Scaling models introduce severe optimization challenges, from loss spikes to representation collapse. We detail how to maintain training stability when moving to a few hundred million parameter model, but we also translate these lessons into practical strategies for smaller-scale training. By monitoring gradients and architectural bottlenecks, researchers can ensure steady convergence and faster training times, regardless of their total FLOPs budget.
The most significant lever for performance isn't just more compute, it’s better data. Moving away from indiscriminate web scraping, we examine how advanced filtering strategies such as semantic deduplication and entropy-based sampling directly dictate a model’s zero-shot transfer capabilities. These techniques allow researchers to achieve superior feature quality with a fraction of the data, making high-performance training accessible to those without petascale storage.

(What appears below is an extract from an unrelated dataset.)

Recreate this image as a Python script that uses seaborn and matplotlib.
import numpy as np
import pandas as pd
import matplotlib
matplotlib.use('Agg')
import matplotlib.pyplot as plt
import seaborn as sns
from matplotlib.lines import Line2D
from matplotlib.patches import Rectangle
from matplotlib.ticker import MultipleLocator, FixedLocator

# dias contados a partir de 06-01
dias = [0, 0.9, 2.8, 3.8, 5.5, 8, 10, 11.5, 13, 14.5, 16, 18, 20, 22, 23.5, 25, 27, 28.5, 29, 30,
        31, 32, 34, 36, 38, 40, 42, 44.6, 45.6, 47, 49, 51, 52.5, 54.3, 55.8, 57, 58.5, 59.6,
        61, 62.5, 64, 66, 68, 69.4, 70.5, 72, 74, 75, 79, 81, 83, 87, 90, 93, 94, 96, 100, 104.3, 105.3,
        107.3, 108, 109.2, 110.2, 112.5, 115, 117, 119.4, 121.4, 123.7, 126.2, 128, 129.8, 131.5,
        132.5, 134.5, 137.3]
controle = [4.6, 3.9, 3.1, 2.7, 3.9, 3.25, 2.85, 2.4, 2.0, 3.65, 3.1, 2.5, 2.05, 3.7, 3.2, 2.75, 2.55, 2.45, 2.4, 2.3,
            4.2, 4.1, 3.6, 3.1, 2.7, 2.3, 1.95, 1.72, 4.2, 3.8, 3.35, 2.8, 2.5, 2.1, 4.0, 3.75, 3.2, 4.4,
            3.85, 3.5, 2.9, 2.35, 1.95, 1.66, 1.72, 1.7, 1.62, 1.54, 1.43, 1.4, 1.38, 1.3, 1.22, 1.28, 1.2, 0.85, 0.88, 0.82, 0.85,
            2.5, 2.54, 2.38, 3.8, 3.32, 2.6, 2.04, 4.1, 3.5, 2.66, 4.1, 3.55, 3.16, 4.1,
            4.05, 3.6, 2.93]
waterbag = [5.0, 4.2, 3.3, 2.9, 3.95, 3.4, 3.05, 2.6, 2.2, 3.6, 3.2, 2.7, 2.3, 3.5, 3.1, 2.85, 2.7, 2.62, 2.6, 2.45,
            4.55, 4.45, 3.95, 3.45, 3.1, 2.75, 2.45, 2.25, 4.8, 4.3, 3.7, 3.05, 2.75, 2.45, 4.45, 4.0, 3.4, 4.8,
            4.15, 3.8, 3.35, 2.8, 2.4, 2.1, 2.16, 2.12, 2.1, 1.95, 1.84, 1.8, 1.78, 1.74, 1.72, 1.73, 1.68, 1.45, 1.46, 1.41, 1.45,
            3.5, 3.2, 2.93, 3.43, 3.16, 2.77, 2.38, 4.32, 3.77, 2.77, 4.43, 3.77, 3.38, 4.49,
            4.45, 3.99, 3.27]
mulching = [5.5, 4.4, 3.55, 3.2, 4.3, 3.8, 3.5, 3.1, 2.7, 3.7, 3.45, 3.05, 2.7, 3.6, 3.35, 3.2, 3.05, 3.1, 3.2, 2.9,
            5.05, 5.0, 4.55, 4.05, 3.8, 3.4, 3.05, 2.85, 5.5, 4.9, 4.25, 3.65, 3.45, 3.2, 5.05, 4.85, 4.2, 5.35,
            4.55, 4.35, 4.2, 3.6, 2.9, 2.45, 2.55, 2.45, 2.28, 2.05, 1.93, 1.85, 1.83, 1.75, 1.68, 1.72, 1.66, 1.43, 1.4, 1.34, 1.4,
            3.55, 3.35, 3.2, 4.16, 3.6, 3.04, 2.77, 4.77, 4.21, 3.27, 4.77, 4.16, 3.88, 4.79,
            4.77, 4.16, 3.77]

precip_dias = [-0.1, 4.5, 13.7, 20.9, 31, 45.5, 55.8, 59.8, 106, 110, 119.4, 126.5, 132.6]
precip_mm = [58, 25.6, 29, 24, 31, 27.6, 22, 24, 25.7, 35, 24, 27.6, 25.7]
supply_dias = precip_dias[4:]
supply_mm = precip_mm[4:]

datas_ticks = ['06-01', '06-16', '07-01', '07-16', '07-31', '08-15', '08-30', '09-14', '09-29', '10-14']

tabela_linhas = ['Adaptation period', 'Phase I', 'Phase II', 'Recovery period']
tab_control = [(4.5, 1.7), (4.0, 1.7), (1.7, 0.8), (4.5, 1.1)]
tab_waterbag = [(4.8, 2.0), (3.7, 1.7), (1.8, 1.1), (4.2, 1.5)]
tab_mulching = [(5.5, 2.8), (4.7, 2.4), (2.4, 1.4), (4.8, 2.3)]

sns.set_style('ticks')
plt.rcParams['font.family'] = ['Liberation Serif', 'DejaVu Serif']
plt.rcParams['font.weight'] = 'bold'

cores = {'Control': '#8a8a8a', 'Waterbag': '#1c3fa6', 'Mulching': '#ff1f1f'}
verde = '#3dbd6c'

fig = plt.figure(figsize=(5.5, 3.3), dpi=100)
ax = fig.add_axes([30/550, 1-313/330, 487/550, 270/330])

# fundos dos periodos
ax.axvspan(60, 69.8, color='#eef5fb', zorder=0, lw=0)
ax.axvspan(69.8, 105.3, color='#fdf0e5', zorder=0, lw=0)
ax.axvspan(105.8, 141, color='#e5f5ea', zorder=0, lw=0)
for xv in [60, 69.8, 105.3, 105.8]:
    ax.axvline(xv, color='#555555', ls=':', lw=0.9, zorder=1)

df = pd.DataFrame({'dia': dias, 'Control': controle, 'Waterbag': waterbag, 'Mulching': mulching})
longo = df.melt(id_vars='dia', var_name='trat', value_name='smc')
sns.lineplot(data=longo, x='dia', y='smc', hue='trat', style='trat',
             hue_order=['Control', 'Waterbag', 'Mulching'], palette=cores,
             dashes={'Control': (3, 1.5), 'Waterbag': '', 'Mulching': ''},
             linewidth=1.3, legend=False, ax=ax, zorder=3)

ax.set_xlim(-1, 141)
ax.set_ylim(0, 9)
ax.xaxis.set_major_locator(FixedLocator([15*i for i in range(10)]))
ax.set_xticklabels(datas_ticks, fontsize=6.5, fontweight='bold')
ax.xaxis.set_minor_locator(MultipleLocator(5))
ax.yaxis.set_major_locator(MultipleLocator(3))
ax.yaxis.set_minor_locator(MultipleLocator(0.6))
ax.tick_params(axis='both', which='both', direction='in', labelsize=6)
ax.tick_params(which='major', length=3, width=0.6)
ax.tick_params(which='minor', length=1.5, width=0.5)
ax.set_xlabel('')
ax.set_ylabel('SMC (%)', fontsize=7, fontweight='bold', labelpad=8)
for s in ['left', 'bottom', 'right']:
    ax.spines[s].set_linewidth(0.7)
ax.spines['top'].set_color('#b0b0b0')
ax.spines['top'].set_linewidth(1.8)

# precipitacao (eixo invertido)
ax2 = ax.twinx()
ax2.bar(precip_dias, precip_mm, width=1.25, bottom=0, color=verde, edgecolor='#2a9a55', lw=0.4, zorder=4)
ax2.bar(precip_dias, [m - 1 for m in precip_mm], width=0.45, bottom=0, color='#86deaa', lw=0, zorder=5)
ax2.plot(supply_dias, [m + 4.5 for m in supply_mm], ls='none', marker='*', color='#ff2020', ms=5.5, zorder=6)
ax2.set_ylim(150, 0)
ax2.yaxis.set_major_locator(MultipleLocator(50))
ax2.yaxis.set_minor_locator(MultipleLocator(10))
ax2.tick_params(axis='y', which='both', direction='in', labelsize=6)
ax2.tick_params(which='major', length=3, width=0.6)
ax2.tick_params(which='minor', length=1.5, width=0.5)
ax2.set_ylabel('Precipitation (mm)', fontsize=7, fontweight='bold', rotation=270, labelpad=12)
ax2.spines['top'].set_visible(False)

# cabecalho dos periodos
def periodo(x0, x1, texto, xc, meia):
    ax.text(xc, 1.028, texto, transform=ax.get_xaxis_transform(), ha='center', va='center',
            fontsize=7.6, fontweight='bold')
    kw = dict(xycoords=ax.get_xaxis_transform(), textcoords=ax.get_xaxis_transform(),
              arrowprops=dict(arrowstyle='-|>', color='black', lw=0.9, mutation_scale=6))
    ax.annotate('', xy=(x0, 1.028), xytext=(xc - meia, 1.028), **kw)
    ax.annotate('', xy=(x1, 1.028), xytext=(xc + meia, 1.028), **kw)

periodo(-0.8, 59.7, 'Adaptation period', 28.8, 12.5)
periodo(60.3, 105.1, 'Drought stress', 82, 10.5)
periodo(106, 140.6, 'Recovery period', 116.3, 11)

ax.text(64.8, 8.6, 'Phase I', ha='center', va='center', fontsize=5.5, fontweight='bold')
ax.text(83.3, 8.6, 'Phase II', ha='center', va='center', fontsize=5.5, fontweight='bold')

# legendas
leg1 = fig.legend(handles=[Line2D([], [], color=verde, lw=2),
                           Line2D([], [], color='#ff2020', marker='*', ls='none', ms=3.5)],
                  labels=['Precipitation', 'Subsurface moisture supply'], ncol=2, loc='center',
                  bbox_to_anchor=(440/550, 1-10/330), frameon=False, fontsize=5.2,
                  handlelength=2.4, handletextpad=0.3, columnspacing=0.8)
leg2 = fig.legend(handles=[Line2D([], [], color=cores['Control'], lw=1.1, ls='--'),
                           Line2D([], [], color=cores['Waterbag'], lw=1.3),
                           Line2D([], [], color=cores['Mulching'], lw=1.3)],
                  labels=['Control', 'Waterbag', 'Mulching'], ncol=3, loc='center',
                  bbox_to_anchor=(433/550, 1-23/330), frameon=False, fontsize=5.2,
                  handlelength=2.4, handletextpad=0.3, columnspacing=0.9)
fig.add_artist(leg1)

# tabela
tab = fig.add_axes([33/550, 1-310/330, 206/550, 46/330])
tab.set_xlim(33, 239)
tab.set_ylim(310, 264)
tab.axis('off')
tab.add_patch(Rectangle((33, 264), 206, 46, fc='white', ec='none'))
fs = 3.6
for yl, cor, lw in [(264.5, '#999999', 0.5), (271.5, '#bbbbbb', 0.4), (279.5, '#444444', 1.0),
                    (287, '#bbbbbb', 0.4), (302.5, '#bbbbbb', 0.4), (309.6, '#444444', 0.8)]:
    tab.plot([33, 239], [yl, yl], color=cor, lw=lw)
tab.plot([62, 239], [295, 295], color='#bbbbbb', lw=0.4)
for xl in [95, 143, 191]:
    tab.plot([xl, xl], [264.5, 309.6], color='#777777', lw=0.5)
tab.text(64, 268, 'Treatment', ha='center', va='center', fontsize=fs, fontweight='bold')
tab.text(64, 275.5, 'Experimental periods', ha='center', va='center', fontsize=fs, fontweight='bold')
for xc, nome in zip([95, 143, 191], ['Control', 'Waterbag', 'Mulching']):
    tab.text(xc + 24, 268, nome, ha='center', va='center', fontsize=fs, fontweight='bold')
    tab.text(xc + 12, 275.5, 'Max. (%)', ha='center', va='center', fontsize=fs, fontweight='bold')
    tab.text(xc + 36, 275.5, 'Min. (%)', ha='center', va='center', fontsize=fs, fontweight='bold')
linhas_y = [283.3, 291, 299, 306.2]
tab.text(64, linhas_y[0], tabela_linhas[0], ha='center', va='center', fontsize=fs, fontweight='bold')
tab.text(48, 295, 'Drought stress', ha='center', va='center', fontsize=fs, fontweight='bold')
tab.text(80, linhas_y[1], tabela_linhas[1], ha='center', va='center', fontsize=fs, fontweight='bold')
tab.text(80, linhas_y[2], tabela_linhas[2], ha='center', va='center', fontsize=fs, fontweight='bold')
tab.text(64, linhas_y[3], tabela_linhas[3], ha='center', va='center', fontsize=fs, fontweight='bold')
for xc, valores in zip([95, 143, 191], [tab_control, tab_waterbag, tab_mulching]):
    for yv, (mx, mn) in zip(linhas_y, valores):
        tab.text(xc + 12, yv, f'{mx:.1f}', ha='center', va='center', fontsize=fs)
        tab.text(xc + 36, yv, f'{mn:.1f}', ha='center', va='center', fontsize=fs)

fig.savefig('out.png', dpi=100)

What this tutorial aims to achieve:
- Demonstrate how vision encoders trained exclusively on public data (like DataComp or LAION) can achieve parity with proprietary models across standard benchmarks.
- Provide architectural and hyperparameter strategies to maintain steady convergence when scaling vision foundation models.
- Teach algorithmic data filtering techniques that shift the focus from raw data volume to high-quality, balanced datasets, effectively improving model robustness.
- Bridge the gap between "big lab" infrastructure and academic research, providing a roadmap for resource-efficient foundation model development.